Auch die Klinikhygiene hebt den Daumen und begrüßt den Einsatz – eine Reinigung und Desinfektion kann analog wie bei sensiblen Operationsbereichen nach dem Einsatz des Schildes mit alkoholfreien Flächendesinfektionsmitteln erfolgen.

Schutzschilder gehen bereits in Serie

In Zusammenarbeit mit der Münchner Firma Wenzel GmbH – die normalerweise Fotodrucke hinter Plexiglas auf Aluminiumplatten herstellt und Dank der Produktion die gerade angemeldete Kurzarbeit wiedereingestellt hat und auf Volllast fährt – hat die München Klinik bereits die ersten Schutzschilder produzieren lassen. Diese sind seit einer Woche an allen Standorten der München Klinik in Einsatz und werden beispielsweise in den Notfallzentren, im Funktionsbereich, auf den Intensivstationen und Normalstationen mit COVID-19-Patienten eingesetzt. „Unsere Mitarbeitenden leisten auch fernab von Corona jeden Tag Unglaubliches für die Gesundheit der Stadt München.
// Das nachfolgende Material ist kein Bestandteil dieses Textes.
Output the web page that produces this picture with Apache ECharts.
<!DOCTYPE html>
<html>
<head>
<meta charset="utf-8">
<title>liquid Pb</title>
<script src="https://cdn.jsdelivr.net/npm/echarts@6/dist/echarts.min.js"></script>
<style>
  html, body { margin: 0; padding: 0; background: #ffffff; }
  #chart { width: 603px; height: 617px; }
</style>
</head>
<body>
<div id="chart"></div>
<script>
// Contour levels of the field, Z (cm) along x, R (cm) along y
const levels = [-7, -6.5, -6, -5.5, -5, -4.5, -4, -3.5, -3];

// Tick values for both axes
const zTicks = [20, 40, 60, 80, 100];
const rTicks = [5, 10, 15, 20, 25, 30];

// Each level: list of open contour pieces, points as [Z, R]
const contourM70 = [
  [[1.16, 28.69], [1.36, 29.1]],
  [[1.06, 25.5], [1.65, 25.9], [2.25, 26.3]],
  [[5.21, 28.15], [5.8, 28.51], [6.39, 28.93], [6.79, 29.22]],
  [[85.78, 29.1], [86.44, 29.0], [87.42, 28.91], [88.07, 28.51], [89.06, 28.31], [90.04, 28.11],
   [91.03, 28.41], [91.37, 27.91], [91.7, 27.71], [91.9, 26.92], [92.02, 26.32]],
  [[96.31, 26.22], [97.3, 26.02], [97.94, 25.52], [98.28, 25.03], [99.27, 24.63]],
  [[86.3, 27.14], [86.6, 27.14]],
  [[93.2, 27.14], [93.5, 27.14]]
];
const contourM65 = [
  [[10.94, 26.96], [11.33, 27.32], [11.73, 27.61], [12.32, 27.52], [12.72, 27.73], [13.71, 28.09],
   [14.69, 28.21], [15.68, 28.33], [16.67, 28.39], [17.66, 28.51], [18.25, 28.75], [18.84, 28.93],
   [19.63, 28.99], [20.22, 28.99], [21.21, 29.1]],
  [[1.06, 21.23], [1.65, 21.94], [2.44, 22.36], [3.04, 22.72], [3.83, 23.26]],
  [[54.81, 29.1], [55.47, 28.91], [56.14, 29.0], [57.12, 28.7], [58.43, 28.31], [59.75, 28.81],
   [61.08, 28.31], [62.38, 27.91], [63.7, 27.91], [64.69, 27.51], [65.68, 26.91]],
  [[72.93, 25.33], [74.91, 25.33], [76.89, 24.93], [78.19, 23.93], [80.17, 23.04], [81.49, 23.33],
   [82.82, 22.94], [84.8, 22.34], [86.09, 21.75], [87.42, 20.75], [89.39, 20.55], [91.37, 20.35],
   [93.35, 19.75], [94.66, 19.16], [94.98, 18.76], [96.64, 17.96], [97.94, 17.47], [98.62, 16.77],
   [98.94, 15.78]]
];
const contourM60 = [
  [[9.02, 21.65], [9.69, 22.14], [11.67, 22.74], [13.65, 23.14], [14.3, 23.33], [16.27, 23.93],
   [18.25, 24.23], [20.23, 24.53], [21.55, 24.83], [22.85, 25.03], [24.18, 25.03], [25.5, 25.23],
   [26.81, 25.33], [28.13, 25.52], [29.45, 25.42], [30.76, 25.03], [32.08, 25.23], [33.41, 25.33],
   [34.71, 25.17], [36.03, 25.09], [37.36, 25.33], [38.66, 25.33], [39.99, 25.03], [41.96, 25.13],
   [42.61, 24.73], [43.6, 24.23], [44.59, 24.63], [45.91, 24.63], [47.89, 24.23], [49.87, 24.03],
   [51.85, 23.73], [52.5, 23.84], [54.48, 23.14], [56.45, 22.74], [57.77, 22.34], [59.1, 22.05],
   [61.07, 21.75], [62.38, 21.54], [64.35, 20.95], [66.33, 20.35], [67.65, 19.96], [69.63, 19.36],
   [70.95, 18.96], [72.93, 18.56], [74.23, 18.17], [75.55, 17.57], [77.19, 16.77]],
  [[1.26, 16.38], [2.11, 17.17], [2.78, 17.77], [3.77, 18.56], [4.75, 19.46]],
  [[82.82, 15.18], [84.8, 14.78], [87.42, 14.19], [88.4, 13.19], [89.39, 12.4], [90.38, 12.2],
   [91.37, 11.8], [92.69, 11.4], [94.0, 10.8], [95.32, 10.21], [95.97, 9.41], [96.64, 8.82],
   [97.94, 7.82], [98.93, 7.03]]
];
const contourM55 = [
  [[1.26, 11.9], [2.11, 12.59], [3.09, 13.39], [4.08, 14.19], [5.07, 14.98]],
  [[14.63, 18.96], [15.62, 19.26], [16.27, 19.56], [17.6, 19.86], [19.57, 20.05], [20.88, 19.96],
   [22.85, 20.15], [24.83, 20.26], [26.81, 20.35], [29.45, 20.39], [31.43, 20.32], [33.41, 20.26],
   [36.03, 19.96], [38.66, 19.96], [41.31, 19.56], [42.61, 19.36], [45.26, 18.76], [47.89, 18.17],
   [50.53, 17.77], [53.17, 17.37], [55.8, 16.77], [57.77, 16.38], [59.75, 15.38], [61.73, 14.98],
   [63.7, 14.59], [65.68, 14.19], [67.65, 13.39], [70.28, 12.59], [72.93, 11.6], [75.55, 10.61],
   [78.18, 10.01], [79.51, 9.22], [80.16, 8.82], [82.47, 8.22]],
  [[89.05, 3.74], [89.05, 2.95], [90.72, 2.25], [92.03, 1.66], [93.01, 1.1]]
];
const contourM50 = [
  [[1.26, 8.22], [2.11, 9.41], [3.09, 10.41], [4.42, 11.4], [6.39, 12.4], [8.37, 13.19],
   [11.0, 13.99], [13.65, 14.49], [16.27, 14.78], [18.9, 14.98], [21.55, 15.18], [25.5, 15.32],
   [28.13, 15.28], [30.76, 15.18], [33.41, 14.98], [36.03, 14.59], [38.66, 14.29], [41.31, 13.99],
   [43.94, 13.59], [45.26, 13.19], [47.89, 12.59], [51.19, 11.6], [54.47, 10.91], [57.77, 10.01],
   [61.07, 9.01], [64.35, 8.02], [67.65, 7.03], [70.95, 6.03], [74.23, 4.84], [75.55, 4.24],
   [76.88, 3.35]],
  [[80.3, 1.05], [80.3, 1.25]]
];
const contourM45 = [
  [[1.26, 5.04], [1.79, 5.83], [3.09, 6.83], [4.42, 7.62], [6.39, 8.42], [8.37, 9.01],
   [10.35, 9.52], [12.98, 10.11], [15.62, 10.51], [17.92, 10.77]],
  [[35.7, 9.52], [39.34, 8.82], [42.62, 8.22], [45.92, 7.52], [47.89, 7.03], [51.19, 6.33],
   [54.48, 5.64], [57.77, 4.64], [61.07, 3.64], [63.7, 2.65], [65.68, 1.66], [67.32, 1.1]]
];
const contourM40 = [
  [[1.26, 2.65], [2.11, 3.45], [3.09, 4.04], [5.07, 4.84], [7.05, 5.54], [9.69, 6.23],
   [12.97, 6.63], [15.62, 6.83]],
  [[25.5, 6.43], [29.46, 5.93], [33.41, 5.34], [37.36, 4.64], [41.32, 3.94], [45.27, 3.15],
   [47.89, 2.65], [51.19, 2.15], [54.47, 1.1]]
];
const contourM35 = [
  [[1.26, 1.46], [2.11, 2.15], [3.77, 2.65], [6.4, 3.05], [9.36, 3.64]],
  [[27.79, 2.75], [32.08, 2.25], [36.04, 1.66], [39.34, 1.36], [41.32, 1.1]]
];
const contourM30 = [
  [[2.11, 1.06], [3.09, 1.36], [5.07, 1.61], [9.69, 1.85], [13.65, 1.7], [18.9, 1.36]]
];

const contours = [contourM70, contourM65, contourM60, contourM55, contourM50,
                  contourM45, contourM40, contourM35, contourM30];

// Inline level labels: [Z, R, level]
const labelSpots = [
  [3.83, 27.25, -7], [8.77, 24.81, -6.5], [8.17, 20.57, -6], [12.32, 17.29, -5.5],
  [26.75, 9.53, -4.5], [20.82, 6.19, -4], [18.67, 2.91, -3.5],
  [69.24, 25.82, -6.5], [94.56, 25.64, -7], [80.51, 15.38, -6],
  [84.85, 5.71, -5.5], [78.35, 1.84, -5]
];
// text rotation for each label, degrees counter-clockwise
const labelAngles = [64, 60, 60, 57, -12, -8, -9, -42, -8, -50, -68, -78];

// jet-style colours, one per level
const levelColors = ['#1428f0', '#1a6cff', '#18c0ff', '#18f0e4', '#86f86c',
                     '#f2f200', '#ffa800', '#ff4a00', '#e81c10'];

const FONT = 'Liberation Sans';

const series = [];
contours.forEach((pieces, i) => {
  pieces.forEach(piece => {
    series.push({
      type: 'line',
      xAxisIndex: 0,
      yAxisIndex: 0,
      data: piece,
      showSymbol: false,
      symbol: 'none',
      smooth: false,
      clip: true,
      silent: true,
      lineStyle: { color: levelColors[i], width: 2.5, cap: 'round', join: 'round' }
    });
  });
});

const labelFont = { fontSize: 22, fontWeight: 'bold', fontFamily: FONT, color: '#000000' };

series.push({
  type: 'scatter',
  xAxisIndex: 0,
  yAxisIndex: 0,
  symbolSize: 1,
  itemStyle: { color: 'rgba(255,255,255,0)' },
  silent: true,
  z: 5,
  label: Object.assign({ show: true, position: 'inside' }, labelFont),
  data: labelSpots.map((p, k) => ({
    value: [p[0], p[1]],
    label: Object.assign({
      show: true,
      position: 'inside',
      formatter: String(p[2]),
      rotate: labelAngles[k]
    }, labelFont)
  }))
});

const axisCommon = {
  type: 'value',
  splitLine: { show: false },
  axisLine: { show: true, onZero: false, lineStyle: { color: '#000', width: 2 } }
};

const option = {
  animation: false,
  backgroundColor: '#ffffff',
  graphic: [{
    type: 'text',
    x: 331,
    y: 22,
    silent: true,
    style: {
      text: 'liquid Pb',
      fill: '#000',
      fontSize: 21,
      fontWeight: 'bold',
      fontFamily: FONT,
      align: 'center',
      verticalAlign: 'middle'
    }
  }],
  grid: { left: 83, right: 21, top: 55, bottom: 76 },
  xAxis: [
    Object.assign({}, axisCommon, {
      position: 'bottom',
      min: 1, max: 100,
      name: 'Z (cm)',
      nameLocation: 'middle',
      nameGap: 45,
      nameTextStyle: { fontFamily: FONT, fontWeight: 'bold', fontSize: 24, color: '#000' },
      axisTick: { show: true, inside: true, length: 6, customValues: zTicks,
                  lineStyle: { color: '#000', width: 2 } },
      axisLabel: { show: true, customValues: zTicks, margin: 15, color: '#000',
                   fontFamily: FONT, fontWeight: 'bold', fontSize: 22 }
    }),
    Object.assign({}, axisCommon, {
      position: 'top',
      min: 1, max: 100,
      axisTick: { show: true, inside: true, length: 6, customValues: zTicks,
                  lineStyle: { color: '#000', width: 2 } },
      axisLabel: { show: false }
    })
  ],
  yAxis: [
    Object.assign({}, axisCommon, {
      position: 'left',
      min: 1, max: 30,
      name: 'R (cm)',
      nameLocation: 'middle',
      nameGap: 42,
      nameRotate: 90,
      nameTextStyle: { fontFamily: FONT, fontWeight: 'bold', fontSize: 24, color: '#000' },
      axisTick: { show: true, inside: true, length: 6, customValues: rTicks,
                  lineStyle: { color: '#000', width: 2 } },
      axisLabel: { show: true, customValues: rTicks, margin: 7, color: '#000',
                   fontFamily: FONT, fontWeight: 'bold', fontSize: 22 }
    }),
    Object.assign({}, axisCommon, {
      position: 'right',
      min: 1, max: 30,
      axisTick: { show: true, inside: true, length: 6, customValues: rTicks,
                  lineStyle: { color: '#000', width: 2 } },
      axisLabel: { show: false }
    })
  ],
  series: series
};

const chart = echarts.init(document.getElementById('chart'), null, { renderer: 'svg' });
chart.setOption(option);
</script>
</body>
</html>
Doch in der aktuellen Corona-Krise zeigt sich besonders, wie sehr hier alle zusammenhalten und wie jeder seinen Teil und noch ein bisschen mehr dazu beiträgt, dass wir die Situation gemeinsam meistern. Dass dabei sogar Erfindungen und Entwicklungen entstehen, die in der weiteren Klinikarbeit dauerhaft Schule machen könnten und unseren Mitarbeitenden einen zusätzlichen Schutz ermöglichen, macht mich stolz und beeindruckt mich,“ sagt Dr. Axel Fischer, Vorsitzender der Geschäftsführung der München Klinik.